My 19-year-old son moved home from college for the summer. While I’m thrilled to have him home, I’m not thrilled with how much food he eats.
Goodness, it’s like I’m Jesus feeding the 5,000. Only I’m not Jesus with His knack for multiplying fishes and loaves and there’s just four people in my house!
My teenage daughter is tough to shop for as well. She wants very specific items as she strength trains this summer, plus goodies she’s seen used by her favorite influencers.
Hence, I came up with 10 reasons why grocery shopping for teenagers will make your head spin.
Inspired by real-life events, aka my life.
Because if you thought it was hard shopping for little kids with their screaming, whining, and pickiness, I’m pretty sure teens have them beat!
- Bigger kids means bigger appetites. Yup, teens eat a lot. One day your teen may be eating like an average human being and the next day–poof!–he is eating two of everything. And he’s still hungry! I’ve never had to buy so much food in my life. Am I feeding an army? Nope, just teenagers.
- Buying huge quantities of food for teenagers is expensive. And you’re not only buying for your teens, but for their hungry friends or teammates. I’m pretty sure I’m still paying off the water polo team meal I hosted years ago when I provided a breakfast that rivaled a Las Vegas buffet! Teens also prefer the latest, pricy brands of toiletries like makeup or hair goo used by their favorite influencers or athletes which means you can’t save a few dollars buying generic brands.
- It’s physically exhausting grocery shopping for teens. Sure, you aren’t pushing those burdensome shopping baskets shaped like a race car that they enjoyed when they were little. But it isn’t any easier to push a basket up and down the aisles burdened with all the food and drink that people with insanely fast metabolisms can eat. Or lugging copious amounts of overflowing bags into the house when you get home.
- Grocery shopping for teens is mentally exhausting. Not only am I calculating how much food to buy and how much it costs, but I’m considering my teens wildly different tastes. They never agree on the same thing. So whether I plan a meal ahead of time, or stare hopelessly at a chuck roast in the meat section waiting for inspiration to strike, I feel like I’m solving an algebraic equation as I try to recall which one doesn’t like tater tots, who still hates onions, and what was that recipe we ate last month that everyone liked?
- Teens never remember to tell us what they need ahead of time, no matter how many times they’ve been reminded. Nope, it’s not until I’ve already picked up my online order or packed the car after my in-person trip and headed home that they text me they need toothpaste. At least they are big enough to go get what they forgot themselves. That’s one perk of having older kids!
- Teens are always trying new things, which is good for them, but usually a pain in the keister for us. The child who ate nothing but butter noodles and chicken nuggets until he was nine is suddenly vegan or pescatarion.
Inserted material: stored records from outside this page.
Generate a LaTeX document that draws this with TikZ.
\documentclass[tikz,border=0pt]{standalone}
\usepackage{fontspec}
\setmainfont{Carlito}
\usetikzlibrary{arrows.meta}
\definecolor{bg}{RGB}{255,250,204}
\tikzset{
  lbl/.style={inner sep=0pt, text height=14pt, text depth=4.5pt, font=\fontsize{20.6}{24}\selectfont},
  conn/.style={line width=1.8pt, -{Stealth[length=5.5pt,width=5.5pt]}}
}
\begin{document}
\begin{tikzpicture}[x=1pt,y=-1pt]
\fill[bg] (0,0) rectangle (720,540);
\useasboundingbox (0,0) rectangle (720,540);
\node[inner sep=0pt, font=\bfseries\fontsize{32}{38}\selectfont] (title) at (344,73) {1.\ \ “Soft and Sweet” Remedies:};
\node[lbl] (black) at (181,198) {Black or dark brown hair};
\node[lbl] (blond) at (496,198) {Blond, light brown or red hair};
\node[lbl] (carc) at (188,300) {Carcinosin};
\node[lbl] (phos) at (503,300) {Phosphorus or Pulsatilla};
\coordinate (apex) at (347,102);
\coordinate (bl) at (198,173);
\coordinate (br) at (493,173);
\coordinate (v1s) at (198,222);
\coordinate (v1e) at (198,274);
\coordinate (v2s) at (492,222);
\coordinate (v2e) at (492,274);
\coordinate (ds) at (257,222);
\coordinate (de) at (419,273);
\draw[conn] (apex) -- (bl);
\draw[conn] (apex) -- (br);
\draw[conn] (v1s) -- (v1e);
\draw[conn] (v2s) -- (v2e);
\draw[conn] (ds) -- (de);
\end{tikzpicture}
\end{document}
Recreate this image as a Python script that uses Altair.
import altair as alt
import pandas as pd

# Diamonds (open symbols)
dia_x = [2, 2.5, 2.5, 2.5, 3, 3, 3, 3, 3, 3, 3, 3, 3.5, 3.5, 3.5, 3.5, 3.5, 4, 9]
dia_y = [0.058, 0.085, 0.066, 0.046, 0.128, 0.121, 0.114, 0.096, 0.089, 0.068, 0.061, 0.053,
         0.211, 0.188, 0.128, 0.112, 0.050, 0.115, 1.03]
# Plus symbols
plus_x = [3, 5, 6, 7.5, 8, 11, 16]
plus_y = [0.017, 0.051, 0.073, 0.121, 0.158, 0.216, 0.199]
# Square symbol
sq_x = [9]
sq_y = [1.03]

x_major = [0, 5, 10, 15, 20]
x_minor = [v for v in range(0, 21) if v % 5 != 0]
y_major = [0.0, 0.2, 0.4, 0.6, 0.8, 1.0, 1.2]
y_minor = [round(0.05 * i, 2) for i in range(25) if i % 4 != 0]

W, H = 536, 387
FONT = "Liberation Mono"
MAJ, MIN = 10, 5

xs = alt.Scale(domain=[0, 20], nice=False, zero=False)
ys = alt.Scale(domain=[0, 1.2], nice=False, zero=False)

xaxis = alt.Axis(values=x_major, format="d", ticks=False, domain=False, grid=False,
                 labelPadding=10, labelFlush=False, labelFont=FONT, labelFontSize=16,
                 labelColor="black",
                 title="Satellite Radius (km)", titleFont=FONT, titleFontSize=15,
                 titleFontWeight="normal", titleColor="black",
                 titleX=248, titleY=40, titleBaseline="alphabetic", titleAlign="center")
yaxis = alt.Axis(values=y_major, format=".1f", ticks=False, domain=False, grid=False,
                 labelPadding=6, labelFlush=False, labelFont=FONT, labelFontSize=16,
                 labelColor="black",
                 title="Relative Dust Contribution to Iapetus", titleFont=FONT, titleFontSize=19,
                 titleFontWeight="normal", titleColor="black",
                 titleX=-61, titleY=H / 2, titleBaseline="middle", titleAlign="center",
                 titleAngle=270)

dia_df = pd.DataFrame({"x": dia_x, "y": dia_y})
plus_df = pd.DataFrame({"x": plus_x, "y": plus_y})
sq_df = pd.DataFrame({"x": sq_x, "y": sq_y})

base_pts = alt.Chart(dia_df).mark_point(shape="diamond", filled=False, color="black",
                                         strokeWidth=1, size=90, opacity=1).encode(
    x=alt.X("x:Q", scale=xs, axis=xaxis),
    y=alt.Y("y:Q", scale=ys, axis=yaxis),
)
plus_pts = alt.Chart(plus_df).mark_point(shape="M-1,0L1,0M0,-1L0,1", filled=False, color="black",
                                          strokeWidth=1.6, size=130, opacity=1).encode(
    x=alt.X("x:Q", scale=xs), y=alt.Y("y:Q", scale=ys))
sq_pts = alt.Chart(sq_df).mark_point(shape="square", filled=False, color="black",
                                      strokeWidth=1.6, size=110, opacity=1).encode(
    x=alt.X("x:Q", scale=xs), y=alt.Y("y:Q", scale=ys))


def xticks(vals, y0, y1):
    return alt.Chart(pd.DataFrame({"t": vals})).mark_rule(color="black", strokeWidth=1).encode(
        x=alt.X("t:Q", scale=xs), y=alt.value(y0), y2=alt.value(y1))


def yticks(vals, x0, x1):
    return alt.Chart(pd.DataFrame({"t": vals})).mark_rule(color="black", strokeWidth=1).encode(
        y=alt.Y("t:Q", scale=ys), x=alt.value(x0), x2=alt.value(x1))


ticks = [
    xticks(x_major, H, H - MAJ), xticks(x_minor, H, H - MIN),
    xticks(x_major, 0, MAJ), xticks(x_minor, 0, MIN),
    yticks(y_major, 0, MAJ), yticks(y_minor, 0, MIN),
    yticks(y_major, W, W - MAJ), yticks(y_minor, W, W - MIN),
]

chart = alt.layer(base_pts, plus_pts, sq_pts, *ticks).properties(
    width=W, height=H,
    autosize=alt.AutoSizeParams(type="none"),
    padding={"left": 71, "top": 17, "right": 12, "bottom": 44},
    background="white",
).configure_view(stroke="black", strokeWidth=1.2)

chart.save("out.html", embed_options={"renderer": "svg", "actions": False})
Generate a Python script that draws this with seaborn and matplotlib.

So you must learn new rules about what you can buy as you say goodbye to the usual items you purchased on a weekly basis for the last five years.
- Teens are socially conscious to a fault. If it’s not fair-trade, non-GMO, organic, and dolphin-safe they probably don’t want what you brought home. Until you remind them that it’s your house, your wallet, and you turned out just fine growing up on Twinkies and PopTarts washed down with artificially flavored Hi-C poured from a giant tin can!
- Grocery shopping for teens can be crazy because they change their minds. Case in point: my teen loved a certain cereal so much that I stocked up and bought six boxes when it went on sale. Of course, that was the exact week he announced it wasn’t his favorite cereal anymore. Don’t worry–he had no choice but to eat the cereal no matter how much he whined about it.
- Yes, teenagers can be just as whiny as little kids. Maybe your teens are the pillar of maturity but I can’t tell you how many times I’ve approached the check out lane only to be surprised by my very big children begging me for that new flavor drink or pack of gum they’ve spied. “Please mom? I won’t ask for anything else and oh, I don’t have any money, can I pay you back, unless you want to treat me because I am your beloved child and I helped you so much today?”
- Speaking of which, they aren’t as helpful as they think they are. Sure, they can reach things on high shelves or fetch something from the next aisle. More often than not, though, they toss extra things into your cart that they just HAVE to have. Or they stand in front of your cart mesmerized by something on their phone, totally oblivious that they are blocking the way. Or they are slow to help, or even disappear, when it’s time to bring the groceries into the house. Thanks, kids!
Yup, grocery shopping for teens will make your head spin.
There is joy in the craziness, though. Providing for them and simply being with them never gets old. But if they would only tell me ahead of time that they need more dental floss.